Parmi les mesures dénoncées par Amnesty International, un assouplissement sur le port d'armes ou encore l'élargissement de la notion de légitime défense pour les policiers.
Le président d'extrême droite Jair Bolsonaro a pris lors de ses cinq premiers mois à la tête du Brésil des mesures qui menacent les droits de l'homme, a dénoncé Amnesty International dans un rapport publié mardi.
"Nous avons observé avec attention son gouvernement et malheureusement, nos inquiétudes commencent à être justifiées : il a pris des mesures qui menacent le droit à la vie, à la santé, à la liberté et à la terre", a affirmé la directrice d'Amnesty au Brésil, Jurema Werneck, citée dans le rapport. "Malheureusement, le discours contraire aux droits de l'homme est en train de se transformer en politique officielle", a-t-elle insisté en conférence de presse. Dans un communiqué conjoint des ministères des Droits de l'homme et des Affaires étrangères, le gouvernement s'est dit ouvert "au dialogue avec Amnesty International, pour démontrer qu'aucune des affirmations contenues dans le rapport ne correspond aux politiques mises en place" depuis le début du mandat de Jair Bolsonaro.
Des décrets qui assouplissent les critères du permis de détention ou de port d'armes
Pourtant, pour l'ONG, deux décrets qui assouplissent les critères d'attribution de permis de détention ou de port d'armes "peuvent contribuer à l'augmentation du nombre d'homicides" dans un pays qui est déjà l'un des plus violents au monde, avec près de 64.000 personnes tuées en 2017. Le taux d'homicide, près de 31 pour 100.000 personnes, est trois fois supérieur au seuil de violence endémique défini par l'ONU. Amnesty critique également le projet de loi anticriminalité soumis au Congrès par le ministre de la Justice et de la Sécurité publique Sergio Moro, qui, selon Jurema Werneck, "rend légitime une politique sécuritaire basée sur l'usage de la force létale".
Une de ces mesures élargit notamment la notion de légitime défense pour les policiers. Si cette loi était votée, les agents des forces de l'ordre pourraient ne pas être poursuivis s'ils font l'usage de leur arme en raison "de la peur, de la surprise ou d'une émotion violente". L'ONG a aussi fait part de son inquiétude au sujet des droits des indigènes, insistant sur le fait que "de nombreuses communautés ancestrales dont les territoires n'ont pas encore été reconnus sont en danger". "Nous demandons au gouvernement de remplir son devoir de protéger ces populations vulnérables", a affirmé Jurema Werneck.
Vers une limitation de l'autonomie des ONG ?
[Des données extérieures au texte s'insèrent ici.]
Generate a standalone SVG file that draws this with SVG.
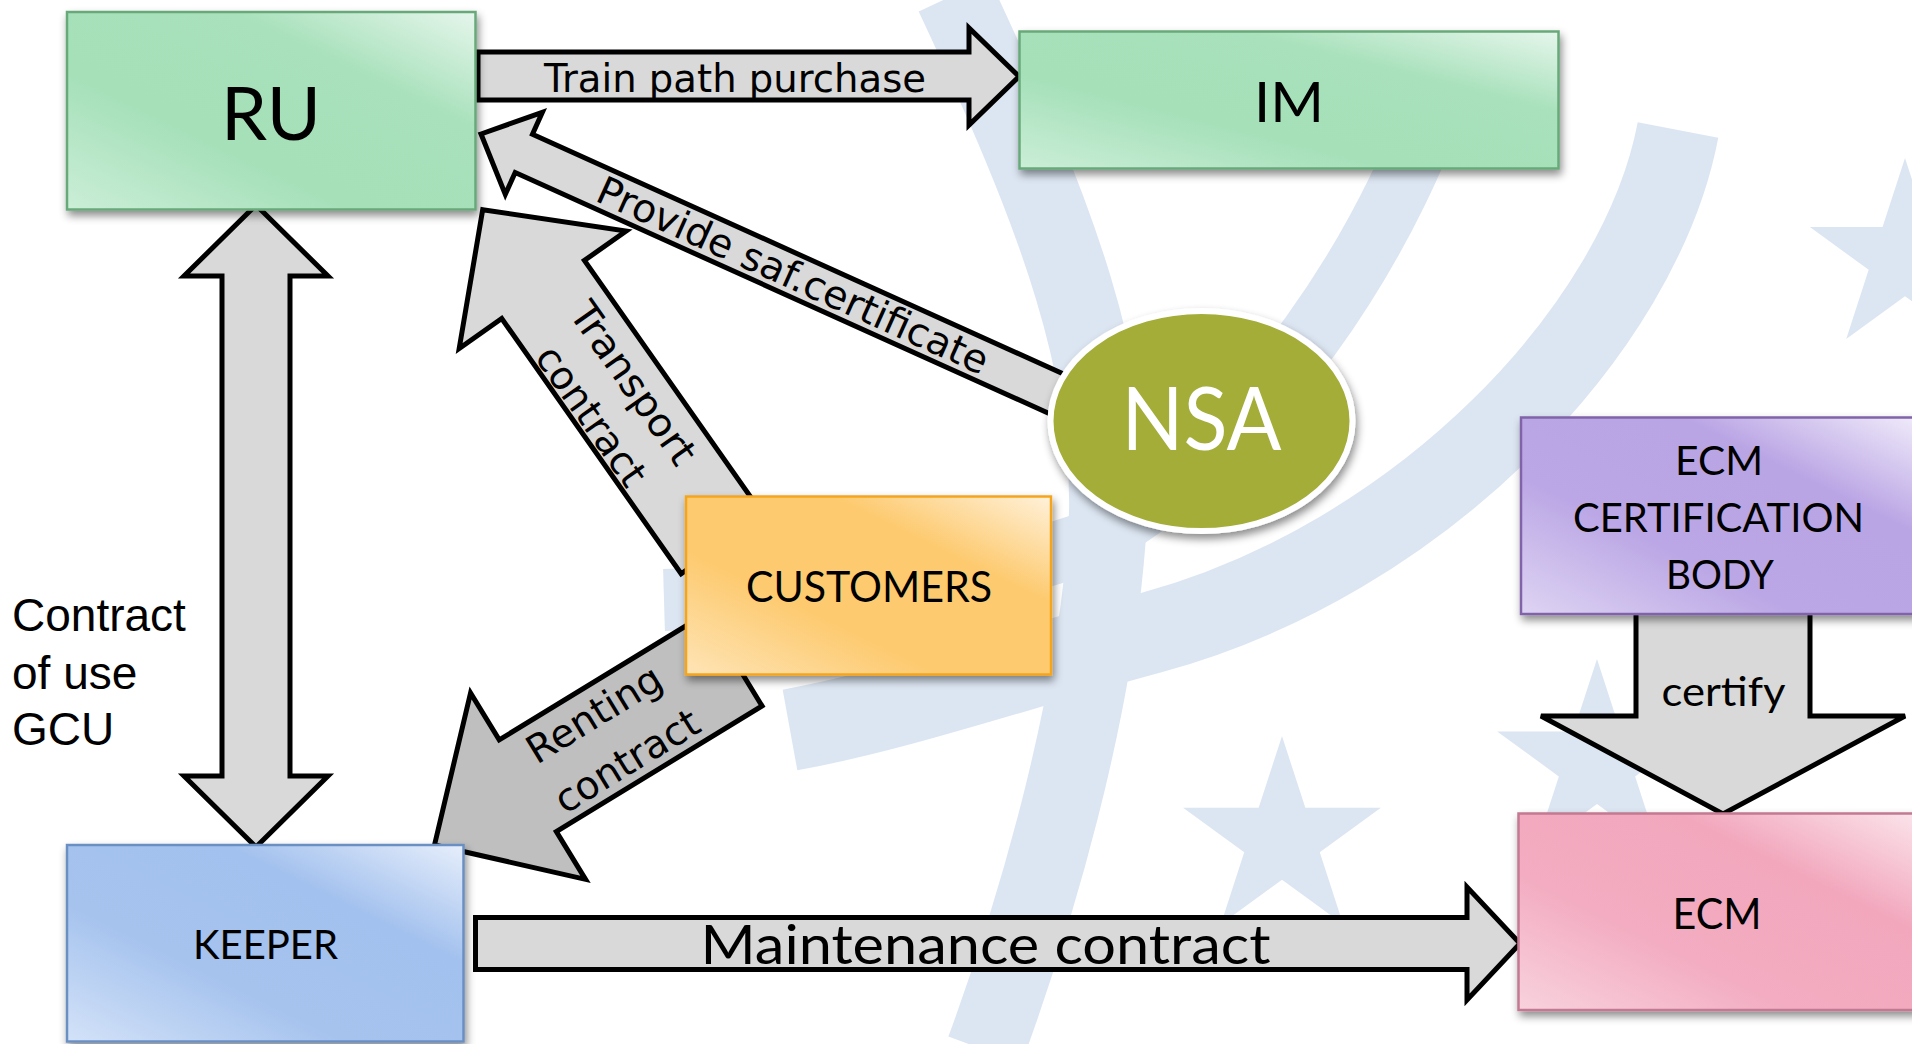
<svg xmlns="http://www.w3.org/2000/svg" xmlns:xlink="http://www.w3.org/1999/xlink" width="1912" height="1044" viewBox="0 0 1912 1044">
  <style>
    .wm { fill: none; stroke: #dce6f2; stroke-linecap: butt; }
    .star { fill: #dce6f2; }
    .arrow { fill: #d9d9d9; stroke: #000; stroke-width: 5; stroke-linejoin: miter; }
    .arrow.dark { fill: #bfbfbf; }
    .lbl { font-family: "DejaVu Sans", Verdana, sans-serif; font-size: 39px; fill: #000; }
    .gcu { font-family: "Liberation Sans", Arial, sans-serif; font-size: 46px; fill: #000; }
    .nt { font-family: Lato, "Open Sans", sans-serif; fill: #000; text-anchor: middle; }
    .box { stroke-width: 2.5; filter: url(#shadow); }
  </style>
  <defs>
    <filter id="shadow" x="-10%" y="-10%" width="125%" height="130%">
      <feDropShadow dx="2" dy="5" stdDeviation="4" flood-color="#000" flood-opacity="0.45"/>
    </filter>
    <polygon id="star" points="0,-1 0.2245,-0.309 0.9511,-0.309 0.3633,0.118 0.5878,0.809 0,0.382 -0.5878,0.809 -0.3633,0.118 -0.9511,-0.309 -0.2245,-0.309"/>
    <linearGradient id="gGreen" x1="1" y1="0" x2="0" y2="1">
      <stop offset="0" stop-color="#e6f6ec"/>
      <stop offset="0.3" stop-color="#a8e1bb"/>
      <stop offset="0.65" stop-color="#a5e0b9"/>
      <stop offset="1" stop-color="#cbeed7"/>
    </linearGradient>
    <linearGradient id="gOrange" x1="1" y1="0" x2="0" y2="1">
      <stop offset="0" stop-color="#fff1da"/>
      <stop offset="0.3" stop-color="#fdca6f"/>
      <stop offset="0.65" stop-color="#fdca6f"/>
      <stop offset="1" stop-color="#fee4b6"/>
    </linearGradient>
    <linearGradient id="gPurple" x1="1" y1="0" x2="0" y2="1">
      <stop offset="0" stop-color="#f0ebfa"/>
      <stop offset="0.3" stop-color="#b9a4e4"/>
      <stop offset="0.65" stop-color="#bba7e5"/>
      <stop offset="1" stop-color="#ded4f3"/>
    </linearGradient>
    <linearGradient id="gPink" x1="1" y1="0" x2="0" y2="1">
      <stop offset="0" stop-color="#fbe4eb"/>
      <stop offset="0.3" stop-color="#f2a7bd"/>
      <stop offset="0.65" stop-color="#f3acc1"/>
      <stop offset="1" stop-color="#f8d2dd"/>
    </linearGradient>
    <linearGradient id="gBlue" x1="1" y1="0" x2="0" y2="1">
      <stop offset="0" stop-color="#e6eefb"/>
      <stop offset="0.3" stop-color="#a3c1ee"/>
      <stop offset="0.65" stop-color="#a6c3ee"/>
      <stop offset="1" stop-color="#d3e2f8"/>
    </linearGradient>
  </defs>

  <rect width="1912" height="1044" fill="#ffffff"/>

  <!-- faint background emblem: swooshes and stars -->
  <g id="watermark">
    <path class="wm" stroke-width="78" d="M 954 -5 C 1050 200, 1125 380, 1105 560 C 1090 720, 1040 900, 985 1050"/>
    <path class="wm" stroke-width="62" d="M 1455 40 C 1400 240, 1250 460, 1080 545 C 950 590, 800 596, 664 600"/>
    <path class="wm" stroke-width="82" d="M 1678 130 C 1640 330, 1420 560, 1150 633 C 1020 668, 900 710, 790 730"/>
    <use href="#star" class="star" transform="translate(1282,840) scale(104)"/>
    <use href="#star" class="star" transform="translate(1597,764) scale(105)"/>
    <use href="#star" class="star" transform="translate(1905,258) scale(100)"/>
  </g>

  <!-- connectors -->
  <g id="connectors">
    <!-- RU -> IM -->
    <g id="c-train-path">
      <polygon class="arrow" points="478,52 969,52 969,28 1019,76.5 969,125 969,100 478,100"/>
      <text class="lbl" x="544" y="92" font-size="38" textLength="382" lengthAdjust="spacingAndGlyphs">Train path purchase</text>
    </g>
    <!-- NSA -> RU -->
    <g id="c-safety-cert" transform="translate(481,134) rotate(24.3)">
      <polygon class="arrow" points="0,0 47,-45 47,-21 680,-21 680,21 47,21 47,45"/>
      <text class="lbl" x="130" y="14" textLength="425" lengthAdjust="spacingAndGlyphs">Provide saf.certificate</text>
    </g>
    <!-- CUSTOMERS -> RU -->
    <g id="c-transport" transform="translate(482.7,209.7) rotate(54.9)">
      <polygon class="arrow" points="0,0 100,-105 100,-54 412,-54 412,47 100,47 100,99"/>
      <text class="lbl" x="134" y="-10" textLength="189" lengthAdjust="spacingAndGlyphs">Transport</text>
      <text class="lbl" x="150" y="43" textLength="162" lengthAdjust="spacingAndGlyphs">contract</text>
    </g>
    <!-- CUSTOMERS -> KEEPER -->
    <g id="c-renting" transform="translate(434.5,845) rotate(-31.4)">
      <polygon class="arrow dark" points="0,0 110,-111 110,-56 352,-56 352,52 111,52 111,108"/>
      <text class="lbl" x="129" y="-15" textLength="151" lengthAdjust="spacingAndGlyphs">Renting</text>
      <text class="lbl" x="127" y="42" textLength="162" lengthAdjust="spacingAndGlyphs">contract</text>
    </g>
    <!-- RU <-> KEEPER -->
    <g id="c-gcu">
      <polygon class="arrow" points="256,205 328,276 290,276 290,776 328,776 256,847 184,776 222,776 222,276 184,276"/>
      <text class="gcu" x="12" y="631">Contract</text>
      <text class="gcu" x="12" y="689">of use</text>
      <text class="gcu" x="12" y="745">GCU</text>
    </g>
    <!-- KEEPER -> ECM -->
    <g id="c-maintenance">
      <polygon class="arrow" points="475.5,917.5 1467,917.5 1467,887 1520,943.5 1467,1000 1467,969.5 475.5,969.5"/>
      <text class="nt" x="985.5" y="964" font-size="54" textLength="570" lengthAdjust="spacingAndGlyphs">Maintenance contract</text>
    </g>
    <!-- ECM CERTIFICATION BODY -> ECM -->
    <g id="c-certify">
      <polygon class="arrow" points="1636,605 1810,605 1810,716 1905,716 1723,814 1541,716 1636,716"/>
      <text class="nt" x="1723.5" y="706" font-size="40" textLength="124" lengthAdjust="spacingAndGlyphs">certify</text>
    </g>
  </g>

  <!-- nodes -->
  <g id="node-ru">
    <rect class="box" x="67" y="12" width="408.5" height="197.5" fill="url(#gGreen)" stroke="#68a97a"/>
    <text class="nt" x="271" y="139.5" font-size="74" textLength="100" lengthAdjust="spacingAndGlyphs">RU</text>
  </g>
  <g id="node-im">
    <rect class="box" x="1019.5" y="31.5" width="539" height="137" fill="url(#gGreen)" stroke="#68a97a"/>
    <text class="nt" x="1289" y="121.5" font-size="57" textLength="70" lengthAdjust="spacingAndGlyphs">IM</text>
  </g>
  <g id="node-nsa">
    <ellipse cx="1201.5" cy="421" rx="151" ry="110" fill="#a3ad38" stroke="#ffffff" stroke-width="6" filter="url(#shadow)"/>
    <text class="nt" x="1201.5" y="450" font-size="87" style="fill:#ffffff" textLength="160" lengthAdjust="spacingAndGlyphs">NSA</text>
  </g>
  <g id="node-customers">
    <rect class="box" x="686" y="496.5" width="365" height="178" fill="url(#gOrange)" stroke="#f5a51f"/>
    <text class="nt" x="869" y="601.5" font-size="42" textLength="246" lengthAdjust="spacingAndGlyphs">CUSTOMERS</text>
  </g>
  <g id="node-ecm-cert">
    <rect class="box" x="1521" y="417.5" width="396" height="196.5" fill="url(#gPurple)" stroke="#8064a8"/>
    <text class="nt" x="1719" y="474.5" font-size="40" textLength="88" lengthAdjust="spacingAndGlyphs">ECM</text>
    <text class="nt" x="1718.5" y="532" font-size="40" textLength="291" lengthAdjust="spacingAndGlyphs">CERTIFICATION</text>
    <text class="nt" x="1720" y="589" font-size="40" textLength="108" lengthAdjust="spacingAndGlyphs">BODY</text>
  </g>
  <g id="node-ecm">
    <rect class="box" x="1518.5" y="813.5" width="398" height="196.5" fill="url(#gPink)" stroke="#c27991"/>
    <text class="nt" x="1717" y="928.5" font-size="42" textLength="89" lengthAdjust="spacingAndGlyphs">ECM</text>
  </g>
  <g id="node-keeper">
    <rect class="box" x="67" y="845" width="396.5" height="196.5" fill="url(#gBlue)" stroke="#6b8fc3"/>
    <text class="nt" x="265.5" y="959" font-size="41" textLength="145" lengthAdjust="spacingAndGlyphs">KEEPER</text>
  </g>
</svg>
Amnesty rappelle qu'une des premières décisions du gouvernement Bolsonaro avait octroyé la responsabilité de la délimitation des terres réservées aux indigènes au ministère de l'Agriculture, ce qui reviendrait pour ses détracteurs à livrer ces territoires à l'agro-négoce. Cette décision a été prise sous la forme d'une Mesure provisoire (MP), sorte de décret à effet immédiat, mais qui doit par la suite être approuvée par le Congrès pour être adoptée définitivement.
Une commission parlementaire a déterminé début mai que cette attribution devait revenir à nouveau à la Fondation de l'Indien (Funai), organisme qui dépend du ministère des Droits de l'homme. Amnesty réitère toutefois son "inquiétude", dans la mesure où la MP doit encore être votée en séance plénière.
Le rapport fait aussi part d'une préoccupation face à des mesures visant à limiter l'autonomie des ONG, attribuant notamment au ministère du Secrétariat au gouvernement la mission de "superviser et coordonner les actions" de ces organisations non-gouvernementales.